Justices: Rethink Death Penalty Law

They say juries' recommendations should be required to be unanimous.

TALLAHASSEE -- The Florida Supreme Court urged the Legislature on Wednesday to require that juries be unanimous in recommending death sentences or at least in deciding what aggravating factors support the ultimate penalty.

The high court appealed to lawmakers in an opinion that decided several procedural issues stemming from a pending case involving the murder of a Pasco County sheriff's deputy.

"The bottom line is that Florida is now the only state in the country that allows the death penalty to be imposed even though the penalty-phase jury may determine by a mere majority vote both whether aggravators exist and whether to recommend the death penalty," Justice Raoul Cantero wrote for the court.

Cantero added that lawmakers need to ask themselves whether Florida should remain the only exception.

Only judges can impose death sentences in Florida, but they are required by law to give great weight to recommendations from 12-member juries. It takes a vote of 7-5 or greater to recommend death in a first-degree murder case. The only alternative is life in prison without parole.

Cantero noted many scholars and courts, including the U.S. Supreme Court in death penalty decisions since the mid-1970s, have concluded that unanimous verdicts are important to ensure "reasoned judgments."

"The requirement of a unanimous verdict can only assist the capital sentencing jury in reaching such a reasoned decision," Cantero wrote in the decision.
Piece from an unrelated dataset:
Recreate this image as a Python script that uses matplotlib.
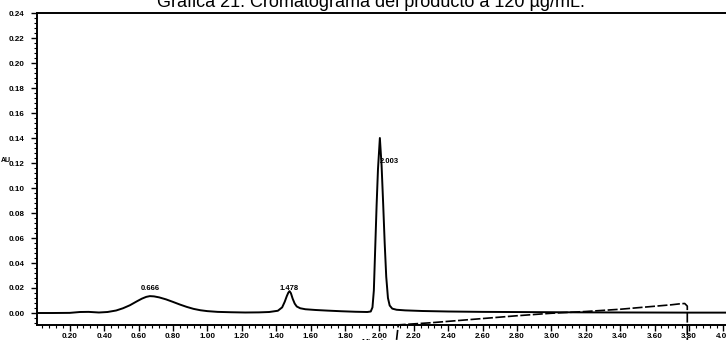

The justices voted 7-0 on that issue and in ruling that judges can require prosecutors to tell defendants and their lawyers before trial the aggravating factors they intend to prove in the penalty phase of a capital case.

They split 5-2, however, in ruling that judges cannot require that a majority of jurors agree to each aggravating factor supporting a death recommendation. Such factors include a murder that is particularly heinous, atrocious or cruel, one committed for financial gain or if a police officer is killed while on duty.

Chief Justice Barbara Pariente and Justice Harry Lee Anstead dissented on that point. The majority found that requiring a majority vote on each aggravating factor is not required by the U.S. Supreme Court or included in existing Florida law.

The opinion came in the case of Alfredie Steele Jr., 21, who is charged with first-degree murder in the June 1, 2003, killing of sheriff's Lt. Charles "Bo" Harrison, 57. The officer was gunned down in a sniper attack outside a Trilacoochee nightclub.

His trial has been on hold pending a ruling on the two procedural issues.

In another death penalty case, the high court unanimously rejected an appeal from Franklin Delany Floyd, 62, for the 1989 murder of 18-year-old Cheryl Ann Commesso, who was photographed in his mobile home as she was dead or near death.

Commesso had been dancing at the Mons Venus club in Tampa before she disappeared in 1989. Her skeletal remains were found six years later along Interstate 275 in the Tampa Bay area. Floyd was serving a 57-year federal prison term for a 1994 kidnapping in Oklahoma when charged with the murder.

About the same time as Commesso's remains were found, the photos were discovered hidden above the gas tank of a pickup truck Floyd had stolen.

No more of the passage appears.